Parents: Coaches or Managers?

I have just a few minutes to write and post this blog this morning. My oldest daughter has a hair appointment at 11:15, and I still have to fix my “faux hawk” (mohawk) after waking from a great nights sleep. If I walk in the salon looking like this, I’m sure they will chain me to a chair and begin a makeover to spare young children from the frightening look of my hair!

I spoke to a group of youth from local high schools yesterday. I was given an hour to speak to them about employment. I got to choose the topics, the message, the lessons, and was given freedom in how to use that hour. And believe me, I could’ve filled four hours easily. The message I gave in that hour was on how to identify skills, talents, and gifts, and how to utilize them by thinking outside the box.

After I spoke, a parent asked me about protecting her teen from making unrealistic career goals to protect him from failure. She didn’t want to see her teen fail after all. This is where I stand on my head and become uber passionate. (I must give credit to our Pastor for the word “uber”!) I believe with all my heart that the only time we really learn is when we make a plan to try something, and then try it. If it doesn’t work, what do we gain?

Everything! The knowledge that we gain from experiencing life’s lessons first hand whether we fail or succeed is by far the best. The classroom of life is the best classroom available. We cannot learn how to live, how to make good and bad decisions, how to have relationships, how to plan, how to pick ourselves up, and how to…oh, I could write a book here, but for the sake of time, I’m just listing a few.

The question I had for the parent was, “who’s life is this? Yours or his?” Until our children are allowed to take ownership of their own lives and learn about accountability, they will miss some of life’s greatest lessons! It doesn’t matter how old our children are. Even at the age of four, we can and should let them assume some responsibility for the decisions they make. If we as parents constantly protect them, especially when they become teenagers, how do we exect them to grow, mature, and become responsible for their own actions, choices, and behaviors?
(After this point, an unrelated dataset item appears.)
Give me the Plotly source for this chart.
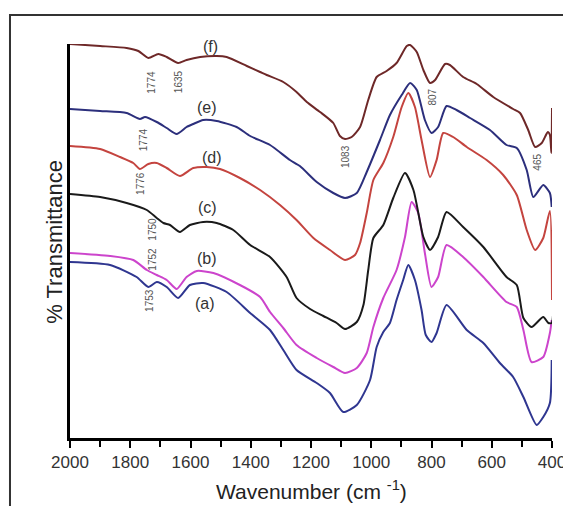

As I say in many of my presenations, we are all CEO’s. We are all responsible for our lives. We are like a company, in charge of our lives, decisions, growth, set-backs, financial standing, and so on. When do we let our teens become the CEO’s of their lives? God has given our children skills, talents, and a purpose. We as parents are to be coaches and encouragers to help them grow and mature into adulthood. If we constantly make decisions for them, we are hindering their ability to do this on their own. In my opinion, this is a disservice.

I wrote on the whiteboard before leaving to fuel some thought for the parents:

Coaching vs. Managing

Are we as parents coaching our teens and letting them set their own goals?
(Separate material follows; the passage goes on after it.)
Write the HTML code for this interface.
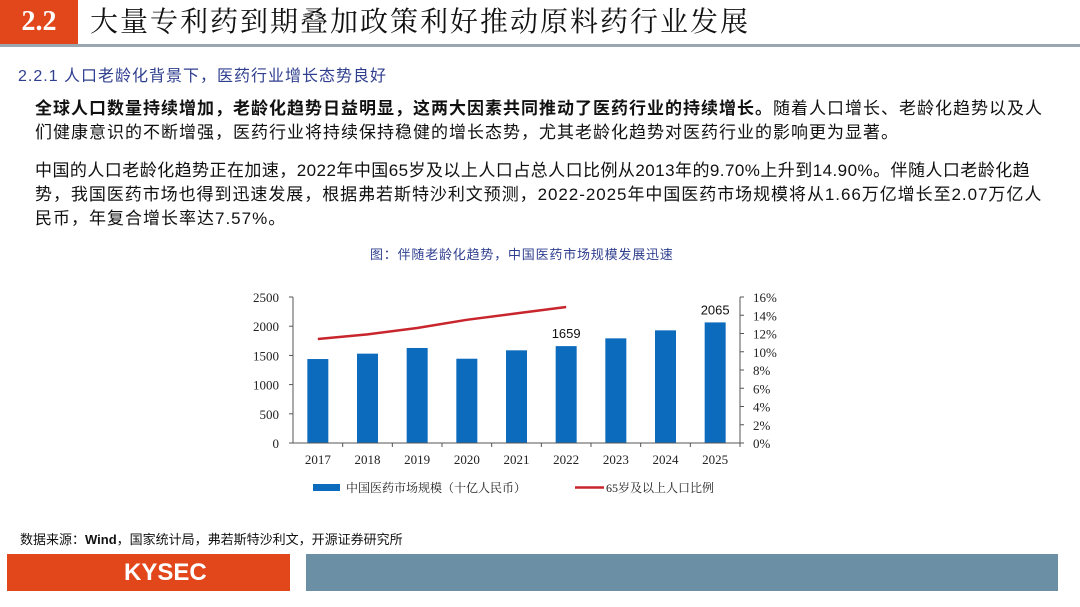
<!DOCTYPE html>
<html><head><meta charset="utf-8">
<style>
body{margin:0;width:1080px;height:607px;background:#fff;position:relative;overflow:hidden;font-family:"Liberation Sans","Noto Sans CJK SC",sans-serif;}
.abs{position:absolute;white-space:nowrap;}
.p{font-size:17px;color:#111;letter-spacing:1.0px;left:35px;}
</style></head><body>
<div class="abs" style="left:0;top:0;width:78px;height:44px;background:#e2461b;color:#fff;font:bold 28px 'Liberation Serif',serif;line-height:44px;text-align:center;">2.2</div>
<div class="abs" style="left:90px;top:3px;font-size:28px;line-height:40px;color:#111;font-family:'Liberation Serif','Noto Serif CJK SC',serif;letter-spacing:2px;">大量专利药到期叠加政策利好推动原料药行业发展</div>
<div class="abs" style="left:0;top:44px;width:1080px;height:3px;background:#9aa7b0;"></div>
<div class="abs" style="left:18px;top:62px;font-size:16px;color:#2f3f8f;letter-spacing:1px;">2.2.1 人口老龄化背景下，医药行业增长态势良好</div>
<div class="abs p" style="top:94px;"><b>全球人口数量持续增加，老龄化趋势日益明显，这两大因素共同推动了医药行业的持续增长。</b>随着人口增长、老龄化趋势以及人</div>
<div class="abs p" style="top:118px;">们健康意识的不断增强，医药行业将持续保持稳健的增长态势，尤其老龄化趋势对医药行业的影响更为显著。</div>
<div class="abs p" style="top:156px;letter-spacing:0.45px;">中国的人口老龄化趋势正在加速，2022年中国65岁及以上人口占总人口比例从2013年的9.70%上升到14.90%。伴随人口老龄化趋</div>
<div class="abs p" style="top:180px;letter-spacing:0.95px;">势，我国医药市场也得到迅速发展，根据弗若斯特沙利文预测，2022-2025年中国医药市场规模将从1.66万亿增长至2.07万亿人</div>
<div class="abs p" style="top:204px;">民币，年复合增长率达7.57%。</div>
<div class="abs" style="left:370px;top:244px;font-size:13px;color:#2f3f8f;letter-spacing:0.8px;">图：伴随老龄化趋势，中国医药市场规模发展迅速</div>

<svg id="chart" style="position:absolute;left:0;top:0" width="1080" height="607" font-family="Liberation Serif, serif" font-size="13"></svg>

<div class="abs" style="left:20px;top:529px;font-size:13px;color:#111;">数据来源：<b>Wind</b>，国家统计局，弗若斯特沙利文，开源证券研究所</div>
<div class="abs" style="left:7px;top:554px;width:283px;height:37px;background:#e2461b;color:#fff;font:bold 24px 'Liberation Sans',sans-serif;line-height:37px;"><span style="position:absolute;left:117px;">KYSEC</span></div>
<div class="abs" style="left:306px;top:554px;width:752px;height:37px;background:#6b90a6;"></div>

<script>
const years=["2017","2018","2019","2020","2021","2022","2023","2024","2025"];
const marketSize=[1438,1530,1627,1443,1587,1659,1792,1929,2065];
const agedRatio=[11.4,11.9,12.6,13.5,14.2,14.9];
const leftTicks=[0,500,1000,1500,2000,2500];
const rightTicks=[0,2,4,6,8,10,12,14,16];
const labeled={"2022":"1659","2025":"2065"};
const NS="http://www.w3.org/2000/svg";
const svg=document.getElementById('chart');
const X0=293,X1=740,Y0=443,Y1=297;
const step=(X1-X0)/years.length;
const xc=i=>X0+step*(i+0.5);
const yL=v=>Y0-(v/2500)*(Y0-Y1);
const yR=v=>Y0-(v/16)*(Y0-Y1);
function mk(t,a){const e=document.createElementNS(NS,t);for(const k in a)e.setAttribute(k,a[k]);svg.appendChild(e);return e;}
leftTicks.forEach(v=>{const t=mk('text',{x:X0-14,y:yL(v)+5,'text-anchor':'end',fill:'#222'});t.textContent=v;

});
rightTicks.forEach(v=>{const t=mk('text',{x:X1+13,y:yR(v)+5,fill:'#222'});t.textContent=v+'%';

});
marketSize.forEach((v,i)=>{const r=mk('rect',{x:xc(i)-10.5,y:yL(v),width:21,height:Y0-yL(v),fill:'#0d6bbd'});


const t=mk('text',{x:xc(i),y:Y0+21,'text-anchor':'middle',fill:'#222'});t.textContent=years[i];


if(labeled[years[i]]){const l=mk('text',{x:xc(i),y:yL(v)-8,'text-anchor':'middle',fill:'#111','font-family':'Liberation Sans, sans-serif','font-size':'13'});l.textContent=labeled[years[i]];

}});
const ax=mk('path',{d:`M${X0} ${Y1}V${Y0}H${X1}V${Y1}`,fill:'none',stroke:'#555','stroke-width':1});


leftTicks.forEach(v=>mk('line',{x1:X0-4,x2:X0,y1:yL(v),y2:yL(v),stroke:'#555'}));
rightTicks.forEach(v=>mk('line',{x1:X1,x2:X1+4,y1:yR(v),y2:yR(v),stroke:'#555'}));
years.forEach((y,i)=>mk('line',{x1:X0+step*(i+1),x2:X0+step*(i+1),y1:Y0,y2:Y0+4,stroke:'#555'}));
const ln=mk('polyline',{points:agedRatio.map((v,i)=>xc(i)+','+yR(v)).join(' '),fill:'none',stroke:'#c8252c','stroke-width':2.5});


const s1=mk('rect',{x:313,y:484,width:27,height:7,fill:'#0d6bbd'});


const t1=mk('text',{x:346,y:492,fill:'#222','font-size':'12','font-family':'Liberation Serif, Noto Serif CJK SC, serif'});t1.textContent='中国医药市场规模（十亿人民币）';


const s2=mk('line',{x1:575,x2:604,y1:487.5,y2:487.5,stroke:'#c8252c','stroke-width':2.5});


const t2=mk('text',{x:606,y:492,fill:'#222','font-size':'12','font-family':'Liberation Serif, Noto Serif CJK SC, serif'});t2.textContent='65岁及以上人口比例';


</script>
</body></html>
Are we coaching our teens and letting them accept responsibility for their own actions?

Are we as parents holding our teens accountable for their actions and consequences, good and bad?

Coaching our teens doesn’t mean we stand back and just watch them make stupid choices. Coaching means that we are talking to them, being active in discussing life and the choices they are choosing to take. Coaching means that we are working with them and talking openly about the plans they have for their future.

But what we are not doing as coaches is managing their life for them. When our children reach 40 years of age, we do not want to be manging their families, finances, and careers for them.

Just food for thought.

Because this was a school event, I couldn’t add this, but here in my blog, I can!

Does God not allow all of his children to experience heart-ache?
Turmoil?
Confusion?
Adversity?

No! In fact, He uses these to grow us, mature us, and prepare us for what it is He has planned for us! If we were never allowed to experience these things, we would stop growing. When we stop growing, we stop learning! Life is all about growth. As parents, we must be willing to coach them as they grow, learn, and live their own lives. Yes, the transition is hard. But, it is life. And life cannot be learned in a classroom, and it can’t be learned unless we are the individuals who are specifically living our own life.

Now…off to tame that “faux hawk” I woke up with this morning!

By the way, this message even applies to me-a coach. My daughter has been wanting to cut her hair shorter. She has beautiful long hair, and I was worried about her making a mistake, not liking it if it’s shorter, and not being able to style it herself.

She is 15. She will choose her hair. And, as a coach and her mother, I will encourage her to try the new style if she chooses to. I too, have to remember that I have survived all the hairstyles I chose. And growing up in the 80’s, I had some weird hair. As I think back, I am grateful that my parents let me choose and learn from life. There are so many things I wouldn’t have been able to learn otherwise.

Romans 5:2-4 (New International Version)
2through whom we have gained access by faith into this grace in which we now stand. And we[a] rejoice in the hope of the glory of God. 3Not only so, but we[b] also rejoice in our sufferings, because we know that suffering produces perseverance; 4perseverance, character; and character, hope.